Once we arrived at the Mayita market, on another island, local villagers told us that we had once again been fleeced; that the Congolese merchants did not come to this market, but rather the one at Mobenzano, which was a half-day canoe trip to the west. We had to pay another hundred dollars for the trip to Mobenzano. We arrived there in the morning, four days after our departure from Wendji.
Unfortunately, the market was only held one day a week and had just taken place the day before! The islanders refused to take us to Congo-Brazzaville, claiming that their neighbours on the other side of the river were enemies who thought they were even more disgusting than snakes, as in the famous Lingala adage “Boma Zairian nyoka tika” which means “kill the Zairean and leave the snake!” Later we learned that it was true that this hatred towards Zairean Congolese existed and was based on the habit the Zaireans had of stealing fish and game caught in their neighbours’ traps!
Since we couldn’t afford to wait for the market to be held the following week, we negotiated with the locals to at least take us to the border, for a fee, of course. This was not without difficulty, as the inhabitants of this deep jungle had themselves never heard of the dollar. Having nothing smaller, we had no choice but to pay in hundred-dollar bills!

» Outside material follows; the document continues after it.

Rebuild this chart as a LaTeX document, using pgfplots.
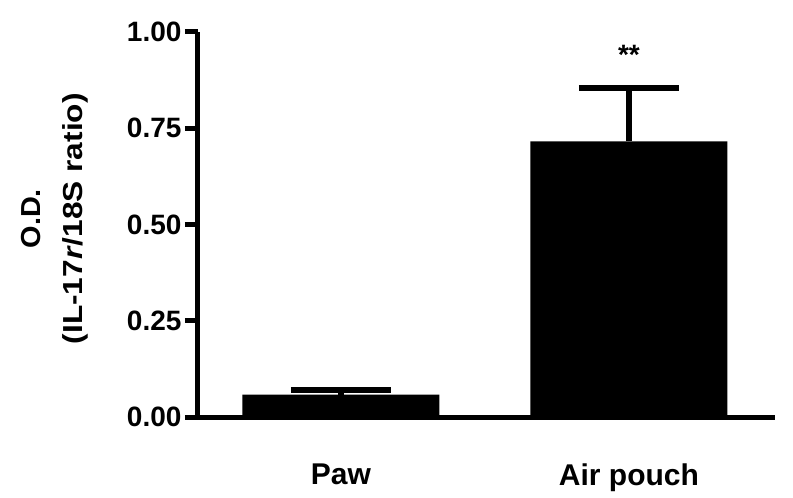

As people were always transported under cover of darkness, it wasn’t until dawn on May 17, 1997, that we were discretely left off in a village called Bruxelles, located on the east bank of the Oubangui River, across the river from the village of Ndjoundou in Congo-Brazzaville. A crowd of over a hundred other refugees were already waiting there, having spent the night after being denied permission to cross the river by the Congolese border guard on duty. He claimed to be waiting for a decision from his superiors whether to allow the Rwandan refugees, most of whom didn’t have any identification, to enter the Congo.
Finally, on that memorable afternoon of May 17, permission was granted and we were able to reach Congo-Brazzaville, where we would finally be out of our tormentors’ reach. We were ferried across at no charge, thanks to the local authorities and the population of the village of Ndjoundou. We finally said goodbye to Zaire, after a long and difficult seven and a half months’ journey through the jungle. All told, we had walked nearly three thousand kilometers.